Begin with the first line below and retype each line exactly through the line containing "const washData = washX.map((x, i)". Any pictures are to be left out.
--- BEGIN EXERCISE DATA ---
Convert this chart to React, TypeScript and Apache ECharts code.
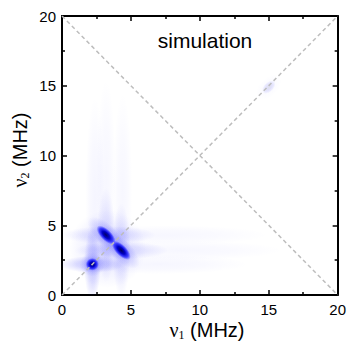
import React, { useEffect, useRef } from "react";
import * as echarts from "echarts";

// Axis ticks
const axisMin = 0;
const axisMax = 20;
const axisStep = 5;

// Cross peaks (MHz)
const peakX = [2.2, 3.2, 4.3, 15.0];
const peakY = [2.2, 4.3, 3.2, 14.9];
const peakLen = [0.48, 0.9, 0.9, 0.6];
const peakWid = [0.46, 0.4, 0.4, 0.35];
const peakTilt = [0, -45, -45, 45];
const peakAmp = [1, 1, 1, 0.1];

// Ridges: orientation (0 = horizontal, 1 = vertical), position, centre, half length, half width, alpha
const ridgeOrient = [0, 1, 0, 0, 1, 1, 0, 0, 0, 1, 1, 1];
const ridgePos = [2.2, 2.2, 4.3, 3.2, 3.2, 4.3, 2.2, 3.2, 4.3, 2.4, 3.2, 4.4];
const ridgeMid = [2.2, 2.2, 3.4, 4.3, 4.3, 3.2, 7.0, 8.5, 7.5, 7.0, 8.5, 7.5];
const ridgeHalfLen = [2.4, 2.6, 3.4, 3.4, 3.4, 3.4, 6.5, 7.5, 7.5, 7.2, 7.0, 7.0];
const ridgeHalfWid = [0.6, 0.6, 0.65, 0.65, 0.65, 0.65, 0.7, 0.7, 0.7, 0.7, 0.7, 0.7];
const ridgeAlpha = [0.24, 0.24, 0.15, 0.15, 0.14, 0.14, 0.045, 0.04, 0.04, 0.05, 0.04, 0.04];

// Diffuse background around the cluster: x, y, radius, alpha
const washX = [3.3];
const washY = [3.3];
const washR = [2.8];
const washA = [0.12];

// Diagonals
const diagMain = [[0, 0], [20, 20]];
const diagAnti = [[0, 20], [20, 0]];

const annotation = "simulation";

export default function App() {
  const ref = useRef<HTMLDivElement>(null);
  useEffect(() => {
    if (!ref.current) return;
    const chart = echarts.init(ref.current, undefined, { renderer: "svg" });

    const peakData = peakX.map((x, i) => [x, peakY[i], peakLen[i], peakWid[i], peakTilt[i], peakAmp[i]]);
    const ridgeData = ridgeOrient.map((o, i) =>
      o === 0
        ? [ridgeMid[i], ridgePos[i], ridgeHalfLen[i], ridgeHalfWid[i], 0, ridgeAlpha[i]]
        : [ridgePos[i], ridgeMid[i], ridgeHalfWid[i], ridgeHalfLen[i], 0, ridgeAlpha[i]]
    );
    const washData = washX.map((x, i) => [x, washY[i], washR[i], washR[i], 0, washA[i]]);

    const blobRender = (stopsFor: (a: number) => any[]) => (params: any, api: any) => {
      const c = api.coord([api.value(0), api.value(1)]);
      const s = api.size([api.value(2), api.value(3)]);
      const a = api.value(5);
      return {
        type: "ellipse",
        shape: { cx: c[0], cy: c[1], rx: s[0], ry: s[1] },
        style: { fill: new echarts.graphic.RadialGradient(0.5, 0.5, 0.5, stopsFor(a)) },
      };
    };

    const softStops = (a: number) => [
      { offset: 0, color: `rgba(50,50,255,${a})` },
      { offset: 0.5, color: `rgba(50,50,255,${a * 0.65})` },
      { offset: 1, color: "rgba(50,50,255,0)" },
    ];

    const axisCommon = {
      type: "value",
      min: axisMin,
      max: axisMax,
      interval: axisStep,
      splitLine: { show: false },
      axisLine: { show: true, onZero: false, lineStyle: { color: "#000", width: 2 } },
      axisTick: { show: true, inside: true, length: 5, lineStyle: { color: "#000", width: 1.5 } },
      minorTick: { show: true, splitNumber: 2, length: 3, lineStyle: { color: "#000", width: 1.5 } },
      axisLabel: { show: true, color: "#000", fontSize: 15, fontFamily: "Liberation Sans, Arial" },
    };

    const option: any = {
      animation: false,
      backgroundColor: "#fff",
      grid: { left: 62, top: 16, width: 280, height: 279, containLabel: false },
      xAxis: [
        { ...axisCommon, position: "bottom", axisLabel: { ...axisCommon.axisLabel, margin: 7 } },
        { ...axisCommon, position: "top", axisLabel: { show: false } },
      ],
      yAxis: [
        { ...axisCommon, position: "left", axisLabel: { ...axisCommon.axisLabel, margin: 6 } },
        { ...axisCommon, position: "right", axisLabel: { show: false } },
      ],
      series: [
        {
          type: "custom",
          clip: true,
          z: 1,
          data: washData,
          encode: { x: 0, y: 1 },
          renderItem: blobRender(softStops),
        },
        {
          type: "custom",
          clip: true,
          z: 1,
          data: ridgeData,
          encode: { x: 0, y: 1 },
          renderItem: blobRender(softStops),
        },
        {
          type: "custom",
          clip: true,
          z: 2,
          data: peakData,
          encode: { x: 0, y: 1 },
          renderItem: (params: any, api: any) => {
            const c = api.coord([api.value(0), api.value(1)]);
            const s = api.size([api.value(2), api.value(3)]);
            const rot = (api.value(4) * Math.PI) / 180;
            const amp = api.value(5);
            return {
              type: "group",
              x: c[0],
              y: c[1],
              rotation: rot,
              children: [
                {
                  type: "ellipse",
                  shape: { cx: 0, cy: 0, rx: s[0] * 1.9, ry: s[1] * 1.9 },
                  style: {
                    opacity: amp,
                    fill: new echarts.graphic.RadialGradient(0.5, 0.5, 0.5, [
                      { offset: 0, color: "rgba(60,60,255,0.35)" },
                      { offset: 1, color: "rgba(60,60,255,0)" },
                    ]),
                  },
                },
                {
                  type: "ellipse",
                  shape: { cx: 0, cy: 0, rx: s[0], ry: s[1] },
                  style: {
                    opacity: amp,
                    fill: new echarts.graphic.RadialGradient(0.5, 0.5, 0.5, [
                      { offset: 0, color: "rgba(0,0,95,1)" },
                      { offset: 0.4, color: "rgba(0,0,200,1)" },
                      { offset: 0.72, color: "rgba(20,20,255,0.7)" },
                      { offset: 1, color: "rgba(60,60,255,0)" },
                    ]),
                  },
                },
              ],
            };
          },
        },
        {
          type: "line",
          data: diagMain,
          symbol: "none",
          z: 3,
          lineStyle: { color: "#bdbdbd", width: 1.5, type: [4, 3] },
          silent: true,
        },
        {
          type: "line",
          data: diagAnti,
          symbol: "none",
          z: 3,
          lineStyle: { color: "#bdbdbd", width: 1.5, type: [4, 3] },
          silent: true,
        },
      ],
      graphic: [
        {
          type: "text",
          x: 205,
          y: 40,
          style: {
            text: annotation,
            fill: "#000",
            font: "21px 'Liberation Sans', Arial, sans-serif",
            align: "center",
            verticalAlign: "middle",
          },
        },
        {
          type: "text",
          x: 207,
          y: 330,
          style: {
            text: "{g|ν}{s|1}{t| (MHz)}",
            align: "center",
            verticalAlign: "middle",
            fill: "#000",
            rich: {
              g: { fontFamily: "Liberation Serif, Times New Roman, serif", fontSize: 20, fill: "#000" },
              s: { fontFamily: "Liberation Serif, Times New Roman, serif", fontSize: 12, fill: "#000", padding: [10, 0, 0, 0] },
              t: { fontFamily: "Liberation Sans, Arial, sans-serif", fontSize: 20, fill: "#000" },
            },
          },
        },
        {
          type: "text",
          x: 20,
          y: 150,
          rotation: Math.PI / 2,
          style: {
            text: "{g|ν}{s|2}{t| (MHz)}",
            align: "center",
            verticalAlign: "middle",
            fill: "#000",
            rich: {
              g: { fontFamily: "Liberation Serif, Times New Roman, serif", fontSize: 20, fill: "#000" },
              s: { fontFamily: "Liberation Serif, Times New Roman, serif", fontSize: 12, fill: "#000", padding: [10, 0, 0, 0] },
              t: { fontFamily: "Liberation Sans, Arial, sans-serif", fontSize: 20, fill: "#000" },
            },
          },
        },
      ],
    };
    chart.setOption(option);
    return () => chart.dispose();
  }, []);
  return <div ref={ref} style={{ width: 349, height: 343, position: "absolute", left: 0, top: 0 }} />;
}
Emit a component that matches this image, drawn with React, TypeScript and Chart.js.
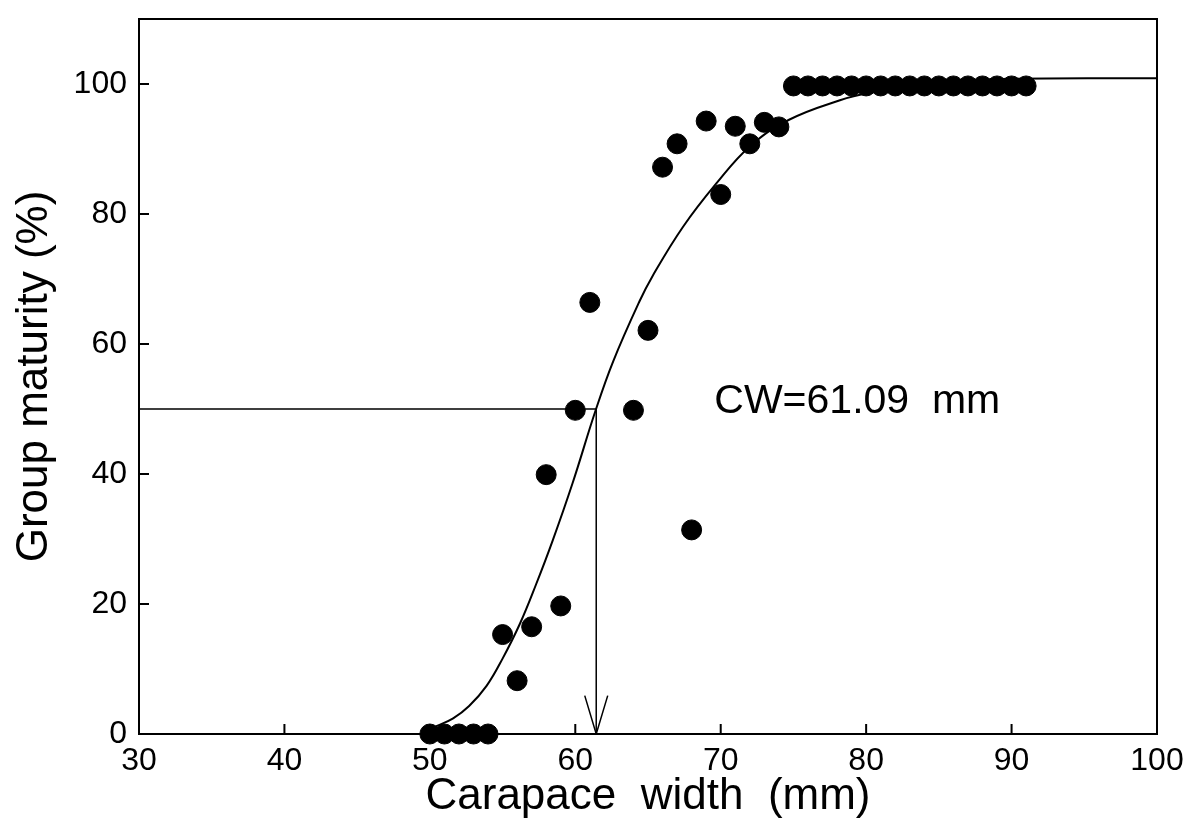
import React, { useEffect, useRef } from "react";
import { Chart, registerables } from "chart.js";

Chart.register(...registerables);

// Observed points: carapace width (mm) vs group maturity (%)
const obsWidth = [
  50, 51, 52, 53, 54, 55, 56, 57, 58, 59, 60, 61, 64, 65, 66, 67, 68, 69, 70, 71, 72, 73, 74,
  75, 76, 77, 78, 79, 80, 81, 82, 83, 84, 85, 86, 87, 88, 89, 90, 91,
];
const obsMaturity = [
  0, 0, 0, 0, 0, 15.3, 8.2, 16.5, 39.9, 19.7, 49.8, 66.4, 49.8, 62.1, 87.2, 90.8, 31.4, 94.3, 83, 93.5, 90.8, 94.1, 93.4,
  99.7, 99.7, 99.7, 99.7, 99.7, 99.7, 99.7, 99.7, 99.7, 99.7, 99.7, 99.7, 99.7, 99.7, 99.7, 99.7, 99.7,
];

// Fitted maturity curve
const curveWidth = [49.8, 50.45, 51.6, 52.7, 53.9, 55.0, 56.2, 57.3, 58.45, 59.8, 61.4, 62.6, 64.4, 65.3, 67.4, 69.7, 72.0, 74.7, 78.2, 80.2, 85, 90, 100];
const curveMaturity = [0.4, 1.2, 2.4, 4.3, 7.4, 11.6, 17.0, 23.0, 29.8, 38.5, 49.8, 57.3, 66.5, 70.4, 78.0, 84.7, 90.4, 94.5, 97.5, 98.6, 100.2, 100.8, 100.9];

// 50% maturity guide
const cw50 = 61.44;
const guideX = [30, cw50, cw50];
const guideY = [50, 50, 0];
const arrowX = [cw50 - 0.79, cw50, cw50 + 0.79];
const arrowY = [5.9, 0, 5.9];

const xTicks = [30, 40, 50, 60, 70, 80, 90, 100];
const yTicks = [0, 20, 40, 60, 80, 100];

const annotationText = "CW=61.09  mm";
const annotationX = 69.56;
const annotationY = 51.1;

const FONT = "'Liberation Sans', Arial, sans-serif";

const zip = (xs: number[], ys: number[]) => xs.map((x, i) => ({ x, y: ys[i] }));

const framePlugin = {
  id: "framePlugin",
  afterDatasetsDraw(chart: any) {
    const { ctx, chartArea } = chart;
    const xs = chart.scales.x;
    const ys = chart.scales.y;
    ctx.save();
    ctx.strokeStyle = "#000";
    ctx.lineWidth = 2;
    ctx.strokeRect(chartArea.left, chartArea.top, chartArea.right - chartArea.left, chartArea.bottom - chartArea.top);
    ctx.beginPath();
    yTicks.forEach((v) => {
      const py = ys.getPixelForValue(v);
      ctx.moveTo(chartArea.left, py);
      ctx.lineTo(chartArea.left + 10, py);
    });
    xTicks.forEach((v) => {
      const px = xs.getPixelForValue(v);
      ctx.moveTo(px, chartArea.bottom);
      ctx.lineTo(px, chartArea.bottom - 10);
    });
    ctx.stroke();
    ctx.fillStyle = "#000";
    ctx.font = `41px ${FONT}`;
    ctx.textAlign = "left";
    ctx.textBaseline = "middle";
    ctx.fillText(annotationText, xs.getPixelForValue(annotationX), ys.getPixelForValue(annotationY));
    ctx.restore();
  },
};

export default function App() {
  const ref = useRef<HTMLCanvasElement | null>(null);
  useEffect(() => {
    if (!ref.current) return;
    const chart = new Chart(ref.current, {
      type: "scatter",
      data: {
        datasets: [
          {
            data: zip(obsWidth, obsMaturity),
            backgroundColor: "#000",
            borderColor: "#000",
            pointRadius: 10,
            pointHoverRadius: 10,
            clip: false,
          } as any,
          {
            data: zip(curveWidth, curveMaturity),
            showLine: true,
            borderColor: "#000",
            borderWidth: 2,
            pointRadius: 0,
            tension: 0.4,
          } as any,
          {
            data: zip(guideX, guideY),
            showLine: true,
            borderColor: "#000",
            borderWidth: 1.5,
            pointRadius: 0,
          } as any,
          {
            data: zip(arrowX, arrowY),
            showLine: true,
            borderColor: "#000",
            borderWidth: 1.5,
            pointRadius: 0,
          } as any,
        ],
      },
      options: {
        animation: false,
        responsive: false,
        devicePixelRatio: 1,
        layout: { padding: { left: 0, top: 19, right: 26, bottom: 0 } },
        plugins: { legend: { display: false }, tooltip: { enabled: false } },
        scales: {
          x: {
            type: "linear",
            min: 30,
            max: 100,
            afterBuildTicks: (s: any) => {
              s.ticks = xTicks.map((v) => ({ value: v }));
            },
            afterFit: (s: any) => {
              s.height = 99;
              s.paddingLeft = 0;
              s.paddingRight = 0;
            },
            grid: { display: false, drawTicks: false },
            border: { display: false },
            ticks: { color: "#000", font: { size: 32, family: FONT }, padding: 8, maxRotation: 0, autoSkip: false },
            title: {
              display: true,
              text: "Carapace  width  (mm)",
              color: "#000",
              font: { size: 44, family: FONT },
              padding: { top: 0, bottom: 10 },
            },
          },
          y: {
            type: "linear",
            min: 0,
            max: 110,
            afterBuildTicks: (s: any) => {
              s.ticks = yTicks.map((v) => ({ value: v }));
            },
            afterFit: (s: any) => {
              s.width = 139;
              s.paddingTop = 0;
              s.paddingBottom = 0;
            },
            grid: { display: false, drawTicks: false },
            border: { display: false },
            ticks: { color: "#000", font: { size: 32, family: FONT }, padding: 12 },
            title: {
              display: true,
              text: "Group maturity (%)",
              color: "#000",
              font: { size: 44, family: FONT },
              padding: { top: 8, bottom: 0 },
            },
          },
        },
      },
      plugins: [framePlugin],
    });
    return () => chart.destroy();
  }, []);
  return (
    <div style={{ position: "fixed", left: 0, top: 0, width: 1183, height: 833, background: "#fff" }}>
      <canvas ref={ref} width={1183} height={833} />
    </div>
  );
}
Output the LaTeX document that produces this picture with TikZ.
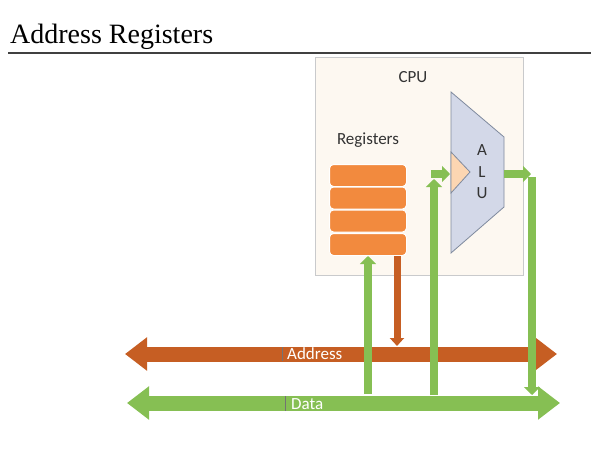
\documentclass[tikz,border=0pt]{standalone}
\usepackage{fontspec}
\setmainfont{Liberation Serif}
\newfontfamily\lblfont{Carlito}
\usetikzlibrary{arrows.meta}
\definecolor{addrc}{HTML}{C65E23}
\definecolor{datac}{HTML}{86BF53}
\definecolor{regc}{HTML}{F28A3E}
\definecolor{cpuc}{HTML}{FDF8F1}
\definecolor{cpub}{HTML}{C9CACC}
\definecolor{aluc}{HTML}{D3D8E8}
\definecolor{alub}{HTML}{7F8A9E}
\definecolor{triac}{HTML}{FCD6B2}
\tikzset{
  x=1pt, y=-1pt,
  lbl/.style={font=\lblfont\fontsize{17}{19}\selectfont, text=black!80, inner sep=0pt},
  buslbl/.style={font=\lblfont\fontsize{17}{19}\selectfont, text=white, inner sep=0pt, anchor=west},
  regbox/.style={draw=white, line width=1pt, fill=regc, rounded corners=4pt},
  gar/.style={draw=datac, line width=8pt, -{Triangle[width=16pt,length=8pt]}},
  bar/.style={draw=addrc, line width=7pt, -{Triangle[width=14pt,length=8pt]}},
  bus/.style={line width=15pt, {Triangle[width=32pt,length=22pt]}-{Triangle[width=32pt,length=22pt]}},
  tick/.style={draw=black!55, line width=1pt}
}
\begin{document}
\begin{tikzpicture}
\useasboundingbox (0,0) rectangle (591,463);
% title
\node[anchor=base west, inner sep=0pt, font=\fontsize{28}{32}\selectfont] (title) at (10,43) {Address Registers};
\draw[black!75, line width=1.6pt] (8,53) -- (591,53);
% CPU box
\node[draw=cpub, fill=cpuc, line width=0.8pt, minimum width=208pt, minimum height=218pt, inner sep=0pt] (cpu) at (419.5,166) {};
\node[lbl] (cpulbl) at (413,77) {CPU};
\node[lbl] (reglbl) at (368,140) {Registers};
% registers
\node[regbox, minimum width=77pt, minimum height=22pt] (r1) at (368,175.5) {};
\node[regbox, minimum width=77pt, minimum height=22pt] (r2) at (368,198) {};
\node[regbox, minimum width=77pt, minimum height=22pt] (r3) at (368,221) {};
\node[regbox, minimum width=77pt, minimum height=22pt] (r4) at (368,244.5) {};
% ALU
\draw[fill=aluc, draw=alub, line width=0.8pt] (451,92) -- (504,137) -- (504,207) -- (451,253) -- cycle;
\draw[fill=triac, draw=alub, line width=0.8pt] (451,152) -- (470,172) -- (451,193) -- cycle;
\coordinate (triin) at (450,174);
\coordinate (aluout) at (504,174);
\node[lbl] (la) at (482,150) {A};
\node[lbl] (ll) at (482,172) {L};
\node[lbl] (lu) at (482,193) {U};
% buses
\coordinate (aL) at (125,354);
\coordinate (aR) at (557,354);
\coordinate (dL) at (127,403);
\coordinate (dR) at (560,403);
\draw[bus, draw=addrc, color=addrc] (aL) -- (aR);
\draw[bus, draw=datac, color=datac] (dL) -- (dR);
\draw[tick] (282,347) -- (282,361);
\draw[tick] (285,396) -- (285,411);
\node[buslbl] (alab) at (287,354) {Address};
\node[buslbl] (dlab) at (291,404) {Data};
% connectors
\coordinate (d1) at (368,394);
\coordinate (d2) at (434,395);
\coordinate (d3) at (532,395);
\coordinate (a1) at (397,346);
\coordinate (up2) at (434,179);
\coordinate (h2) at (431,174);
\coordinate (o1) at (531,174);
\coordinate (o2) at (532,177);
\draw[gar] (d1) -- (r4.south -| d1);
\draw[bar] (r4.south -| a1) -- (a1);
\draw[gar] (d2) -- (up2);
\draw[gar] (h2) -- (triin);
\draw[gar] (aluout) -- (o1);
\draw[gar] (o2) -- (d3);
\end{tikzpicture}
\end{document}
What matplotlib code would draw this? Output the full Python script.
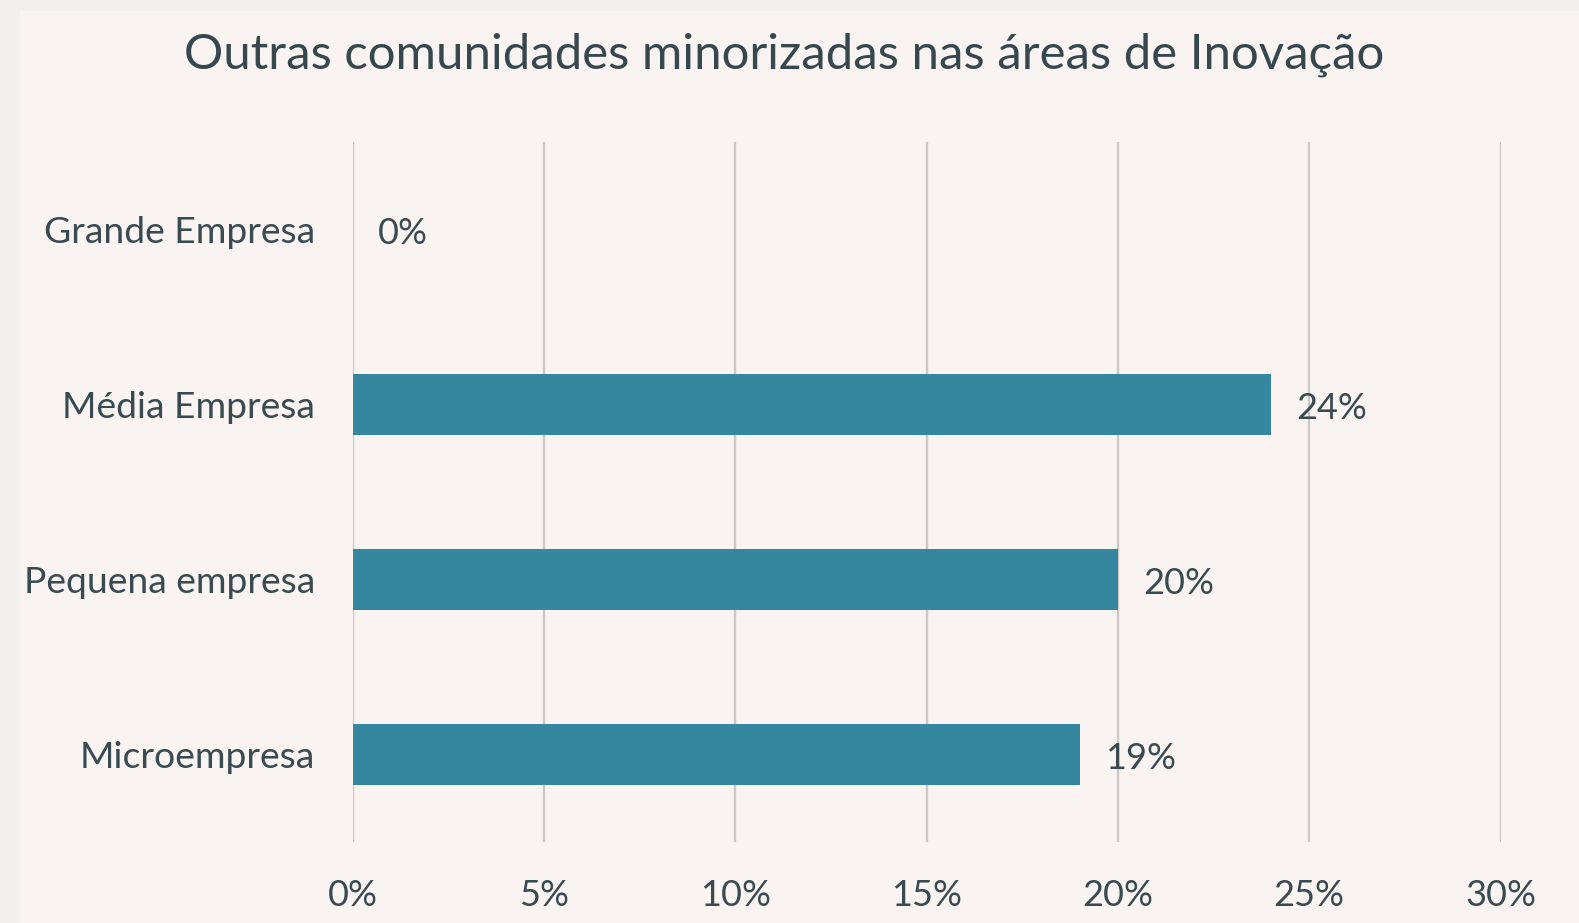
--- END EXERCISE DATA ---
■ **PROBLEM SOLUTION**
Convert this chart to React, TypeScript and Apache ECharts code.
import React, { useEffect, useRef } from "react";
import * as echarts from "echarts";

// Axis ticks
const axisMin = 0;
const axisMax = 20;
const axisStep = 5;

// Cross peaks (MHz)
const peakX = [2.2, 3.2, 4.3, 15.0];
const peakY = [2.2, 4.3, 3.2, 14.9];
const peakLen = [0.48, 0.9, 0.9, 0.6];
const peakWid = [0.46, 0.4, 0.4, 0.35];
const peakTilt = [0, -45, -45, 45];
const peakAmp = [1, 1, 1, 0.1];

// Ridges: orientation (0 = horizontal, 1 = vertical), position, centre, half length, half width, alpha
const ridgeOrient = [0, 1, 0, 0, 1, 1, 0, 0, 0, 1, 1, 1];
const ridgePos = [2.2, 2.2, 4.3, 3.2, 3.2, 4.3, 2.2, 3.2, 4.3, 2.4, 3.2, 4.4];
const ridgeMid = [2.2, 2.2, 3.4, 4.3, 4.3, 3.2, 7.0, 8.5, 7.5, 7.0, 8.5, 7.5];
const ridgeHalfLen = [2.4, 2.6, 3.4, 3.4, 3.4, 3.4, 6.5, 7.5, 7.5, 7.2, 7.0, 7.0];
const ridgeHalfWid = [0.6, 0.6, 0.65, 0.65, 0.65, 0.65, 0.7, 0.7, 0.7, 0.7, 0.7, 0.7];
const ridgeAlpha = [0.24, 0.24, 0.15, 0.15, 0.14, 0.14, 0.045, 0.04, 0.04, 0.05, 0.04, 0.04];

// Diffuse background around the cluster: x, y, radius, alpha
const washX = [3.3];
const washY = [3.3];
const washR = [2.8];
const washA = [0.12];

// Diagonals
const diagMain = [[0, 0], [20, 20]];
const diagAnti = [[0, 20], [20, 0]];

const annotation = "simulation";

export default function App() {
  const ref = useRef<HTMLDivElement>(null);
  useEffect(() => {
    if (!ref.current) return;
    const chart = echarts.init(ref.current, undefined, { renderer: "svg" });

    const peakData = peakX.map((x, i) => [x, peakY[i], peakLen[i], peakWid[i], peakTilt[i], peakAmp[i]]);
    const ridgeData = ridgeOrient.map((o, i) =>
      o === 0
        ? [ridgeMid[i], ridgePos[i], ridgeHalfLen[i], ridgeHalfWid[i], 0, ridgeAlpha[i]]
        : [ridgePos[i], ridgeMid[i], ridgeHalfWid[i], ridgeHalfLen[i], 0, ridgeAlpha[i]]
    );
    const washData = washX.map((x, i) => [x, washY[i], washR[i], washR[i], 0, washA[i]]);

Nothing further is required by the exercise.